Jill Treanor 

HSBC joins global net banking race

HSBC yesterday unveiled hsbc.com, its global internet bank, ahead of tomorrow's launch of hugely discounted products by the new internet arm of First Direct, HSBC's profitable telephone bank in the UK.
  
  


HSBC yesterday unveiled hsbc.com, its global internet bank, ahead of tomorrow's launch of hugely discounted products by the new internet arm of First Direct, HSBC's profitable telephone bank in the UK.

The London-based bank with operations in 82 countries refused to put a figure on the cost of launching hsbc.com but said it would spend $2bn (£1.25bn) on technology this year, a rise of £187m on last year.

It also said it had set aside £200m to cover bad debts in Korea, the majority of which analysts believe are connected to Daewoo, the car company.

Overall, however, HSBC's bad debt charges fell £355m to £1.25bn in 1999 as economies in Asia, where 38% of its business is based, regained some stability. The group's pre-tax profits rose by 21% to £5bn although profits in the UK banking business, formerly known as Midland, rose less quickly.

The UK bank reported operating profits of £1.3bn, up 1%, restrained by the dollar-sterling exchange rate, the provision against the Korean debtor and another £15m to cover pensions misselling.

Costs in the UK bank operation also rose, mainly because of bonus payments to the traders in its treasury operation. Up to 5% of the UK bank's administration is now handled in China.

Within the UK bank, First Direct, launched 11 years ago as a pioneering telephone operation, reported an £18m rise in profits to £25.8m. First Direct broke even in 1994 after amassing start-up costs of £124m.

Sir John Bond, chairman of HSBC, said First Direct would announce its new, "fiercely competitive" internet products tomorrow.
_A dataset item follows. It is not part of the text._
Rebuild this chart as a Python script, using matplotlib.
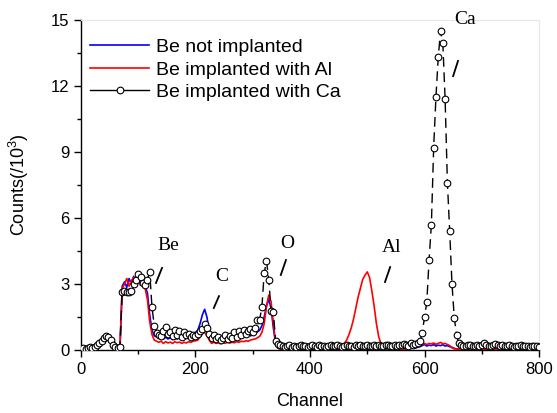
import matplotlib
matplotlib.use("Agg")
import matplotlib.pyplot as plt
from matplotlib.lines import Line2D
from matplotlib.ticker import MultipleLocator
import numpy as np

plt.rcParams['font.family'] = ['Liberation Sans', 'DejaVu Sans']
plt.rcParams['mathtext.fontset'] = 'custom'
plt.rcParams['mathtext.rm'] = 'Liberation Sans'

# Ca implanted spectrum, sampled every 4 channels (0..800)
ca_counts = [
    0.05, 0.08, 0.06, 0.1, 0.12, 0.1, 0.15, 0.22, 0.3,
    0.42, 0.55, 0.62, 0.6, 0.45, 0.25, 0.15, 0.1, 0.12,
    2.65, 2.68, 2.62, 2.65, 2.7, 3.0, 3.2, 3.45, 3.3, 3.05, 2.95, 3.2, 3.56,
    1.95, 1.1, 0.76, 0.7, 0.62, 0.85, 1.03, 0.75, 0.8, 0.65,
    0.9, 0.7, 0.85, 0.6, 0.8, 0.7, 0.75, 0.6, 0.7, 0.65,
    0.75, 0.85, 0.95, 1.2, 1.0, 0.75, 0.55, 0.7, 0.5, 0.6,
    0.45, 0.55, 0.7, 0.5, 0.65, 0.55, 0.8, 0.6, 0.85, 0.7,
    0.9, 0.75, 0.85, 0.95, 0.8,
    1.0, 1.35, 1.38, 1.95, 3.5, 4.05, 3.2, 1.78, 1.72, 0.4, 0.28, 0.22,
    0.2, 0.15, 0.18, 0.22, 0.15, 0.2, 0.12, 0.18, 0.22, 0.16,
    0.2, 0.14, 0.18, 0.25, 0.2, 0.15, 0.22, 0.18, 0.2, 0.15,
    0.18, 0.22, 0.16, 0.2, 0.25, 0.18, 0.15, 0.2, 0.22, 0.17,
    0.2, 0.15, 0.22, 0.18, 0.25, 0.2, 0.16, 0.22, 0.2, 0.18,
    0.25, 0.2, 0.22, 0.18, 0.2, 0.25, 0.22, 0.18, 0.2, 0.24,
    0.2, 0.25, 0.22, 0.28, 0.25, 0.2, 0.3, 0.25, 0.28, 0.32,
    0.4, 0.76, 1.5, 2.17, 4.1, 5.7, 9.2, 11.5, 13.3, 14.5,
    13.95, 11.4, 7.6, 5.4, 3.0, 1.47, 0.68, 0.3,
    0.22, 0.2, 0.18, 0.22, 0.25, 0.2, 0.18, 0.22, 0.2, 0.25,
    0.3, 0.22, 0.2, 0.18, 0.22, 0.28, 0.25, 0.2, 0.22, 0.18,
    0.2, 0.22, 0.18, 0.15, 0.2, 0.18, 0.22, 0.16, 0.2, 0.18,
    0.15, 0.2, 0.18, 0.16, 0.15,
]
ca_channel = np.arange(0, 801, 4)

# Not implanted and Al implanted, sampled every 4 channels (60..800)
blue_counts = [
    0.0, 0.0, 0.05,
    2.9, 3.1, 2.85, 3.25, 3.0, 3.35, 3.05, 3.25, 2.95, 3.2, 2.9, 2.6,
    1.6, 0.9, 0.65, 0.6, 0.55, 0.62, 0.5, 0.58, 0.5, 0.56,
    0.48, 0.57, 0.5, 0.62, 0.55, 0.6, 0.54, 0.62, 0.66, 0.7, 0.8,
    0.9, 1.2, 1.6, 1.85, 1.5, 0.8, 0.6, 0.5, 0.45, 0.52,
    0.45, 0.5, 0.56, 0.48, 0.55, 0.6, 0.53, 0.62, 0.55, 0.6,
    0.66, 0.6, 0.7, 0.64, 0.7,
    0.75, 0.82, 0.9, 1.1, 1.5, 2.0, 2.3, 1.9, 1.0, 0.3, 0.08, 0.05,
    0.05, 0.04, 0.06, 0.03, 0.05, 0.04, 0.06, 0.05, 0.03, 0.05,
    0.04, 0.06, 0.05, 0.04, 0.03, 0.05, 0.06, 0.04, 0.05, 0.03,
    0.05, 0.04, 0.06, 0.05, 0.04, 0.05, 0.03, 0.06, 0.05, 0.04,
    0.05, 0.06, 0.04, 0.05, 0.03, 0.05, 0.04, 0.06, 0.05, 0.04,
    0.05, 0.04, 0.06, 0.05, 0.04, 0.05, 0.06, 0.05, 0.04, 0.06,
    0.05, 0.06, 0.05, 0.07, 0.06, 0.08, 0.07, 0.09, 0.1, 0.12,
    0.15, 0.2, 0.25, 0.18, 0.22, 0.2, 0.25, 0.18, 0.22, 0.2,
    0.24, 0.18, 0.2, 0.15, 0.12, 0.08, 0.05, 0.04,
    0.03, 0.04, 0.03, 0.02, 0.03, 0.04, 0.03, 0.02, 0.03, 0.04,
    0.03, 0.03, 0.02, 0.04, 0.03, 0.02, 0.03, 0.04, 0.03, 0.02,
    0.03, 0.03, 0.04, 0.02, 0.03, 0.03, 0.02, 0.04, 0.03, 0.02,
    0.03, 0.02, 0.03, 0.02, 0.03,
]
red_counts = [
    0.0, 0.0, 0.03,
    2.8, 3.0, 3.25, 2.9, 3.15, 3.3, 3.0, 3.2, 2.95, 3.1, 2.8, 2.3,
    1.3, 0.7, 0.45, 0.4, 0.35, 0.4, 0.3, 0.38, 0.32, 0.36,
    0.3, 0.38, 0.33, 0.36, 0.3, 0.35, 0.32, 0.38, 0.35, 0.4, 0.42,
    0.45, 0.6, 0.75, 0.8, 0.65, 0.45, 0.3, 0.35, 0.3, 0.33,
    0.28, 0.34, 0.3, 0.36, 0.32, 0.35, 0.33, 0.38, 0.35, 0.4,
    0.38, 0.42, 0.4, 0.45, 0.48,
    0.5, 0.55, 0.62, 0.8, 1.2, 2.0, 2.5, 2.2, 1.2, 0.35, 0.1, 0.05,
    0.04, 0.05, 0.03, 0.05, 0.04, 0.06, 0.04, 0.05, 0.03, 0.05,
    0.04, 0.05, 0.06, 0.04, 0.05, 0.03, 0.05, 0.04, 0.06, 0.05,
    0.04, 0.06, 0.05, 0.07, 0.08,
    0.1, 0.15, 0.3, 0.45, 0.7, 1.0, 1.4, 1.9, 2.4, 2.8,
    3.2, 3.4, 3.55, 3.3, 2.7, 2.0, 1.2, 0.6, 0.3, 0.15,
    0.08, 0.06, 0.05, 0.04, 0.05, 0.04, 0.06, 0.05, 0.04, 0.05,
    0.06, 0.08, 0.1, 0.12, 0.14,
    0.2, 0.25, 0.3, 0.25, 0.3, 0.28, 0.32, 0.26, 0.3, 0.35,
    0.28, 0.3, 0.25, 0.2, 0.1, 0.05, 0.04, 0.03,
    0.03, 0.04, 0.03, 0.02, 0.03, 0.04, 0.03, 0.02, 0.03, 0.04,
    0.03, 0.03, 0.02, 0.04, 0.03, 0.02, 0.03, 0.04, 0.03, 0.02,
    0.03, 0.03, 0.04, 0.02, 0.03, 0.03, 0.02, 0.04, 0.03, 0.02,
    0.03, 0.02, 0.03, 0.02, 0.03,
]
sample_channel = np.arange(60, 801, 4)

# peak labels: (text, text position, slash start, slash end)
peak_labels = [
    ("Be", (152, 4.77), (131, 3.05), (141.5, 3.73)),
    ("C", (246, 3.32), (232, 1.91), (241, 2.45)),
    ("O", (360, 4.86), (349, 3.41), (358, 4.09)),
    ("Al", (543, 4.64), (531, 3.09), (540, 3.77)),
    ("Ca", (671, 15.0), (650, 12.45), (658.5, 13.14)),
]

fig = plt.figure(figsize=(5.57, 4.13), dpi=100)
ax = fig.add_axes([0.1454, 0.1525, 0.8223, 0.7991])

ax.plot(sample_channel, blue_counts, color='#0000ff', lw=1.2, zorder=2)
ax.plot(sample_channel, red_counts, color='#ff0000', lw=1.2, zorder=3)
ax.plot(ca_channel, ca_counts, color='black', lw=1.0, ls=(0, (7, 4)),
        marker='o', ms=4.8, mfc='white', mec='black', mew=0.8, zorder=4)

for txt, pos, p0, p1 in peak_labels:
    ax.text(pos[0], pos[1], txt, family=['Liberation Serif', 'DejaVu Serif'],
            fontsize=14, ha='center', va='center', clip_on=False)
    ax.plot([p0[0], p1[0]], [p0[1], p1[1]], color='black', lw=1.3)

ax.set_xlim(0, 800)
ax.set_ylim(0, 15)
ax.xaxis.set_major_locator(MultipleLocator(200))
ax.xaxis.set_minor_locator(MultipleLocator(100))
ax.yaxis.set_major_locator(MultipleLocator(3))
ax.yaxis.set_minor_locator(MultipleLocator(1.5))
ax.tick_params(which='major', direction='out', length=5, width=1, labelsize=12)
ax.tick_params(which='minor', direction='out', length=3, width=1)
ax.tick_params(top=False, right=False)
for side in ['top', 'right']:
    ax.spines[side].set_color('#e6e6e6')
for side in ['left', 'bottom']:
    ax.spines[side].set_linewidth(1.0)

ax.set_xlabel('Channel', fontsize=13, labelpad=12)
ax.set_ylabel(r'Counts(/10$^\mathregular{3}$)', fontsize=13, labelpad=14)

handles = [
    Line2D([], [], color='#0000ff', lw=1.2),
    Line2D([], [], color='#ff0000', lw=1.2),
    Line2D([], [], color='black', lw=1.0, marker='o', ms=4.8,
           mfc='white', mec='black', mew=0.8),
]
labels = ['Be not implanted', 'Be implanted with Al', 'Be implanted with Ca']
ax.legend(handles, labels, loc='upper left', bbox_to_anchor=(-0.009, 0.985),
          frameon=False, fontsize=14, handlelength=3.0, handletextpad=0.35,
          labelspacing=0.25, borderaxespad=0.3)

fig.savefig('out.png', dpi=100)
The City believes the products could represent moves by First Direct to offer market-beating rates.

Sir John insisted HSBC's strategy was different to its rivals, all of which announced internet banks during the past fortnight's annual bank reporting season. HSBC already has 400,000 internet customers. "The opportunities of e-commerce change the fabric of the way business is done in financial services," Sir John said.

HSBC, which plans more advertising based on its red hexagonal brand, has already spent the past 18 months developing hsbc.com with IBM. Together, they have created a computer package called IFS to link all its operations.

Sir John said the strategy also involved forming partnerships such as the one with Identrus, an electronic signature company, as well as taking direct stakes in internet firms.

In the UK, HSBC already has 55,000 of its customers signed up to Open, the Sky-led digital television consortium in which HSBC has a stake. It is aiming for 1m hsbc.com customers in a year.

Sir John said the group was not just chasing retail customers. "One of the most exciting markets in the e-age is the commercial market, the small and medium sized enterprises that form a vital part of our strategy and long-standing core business," he said.

The group, which bought the private banking business of billionaire Edmond Safra, who died in a house fire last year, said it would take a £100m restructuring charge in 1999 to cover the cost of the purchase.

The bank's shares, listed in London and Hong Kong where 8% are owned by the Hong Kong monetary authority, fell 3p to 720p in London. It announced a second interim dividend of $0.207per share, taking the total to $0.34.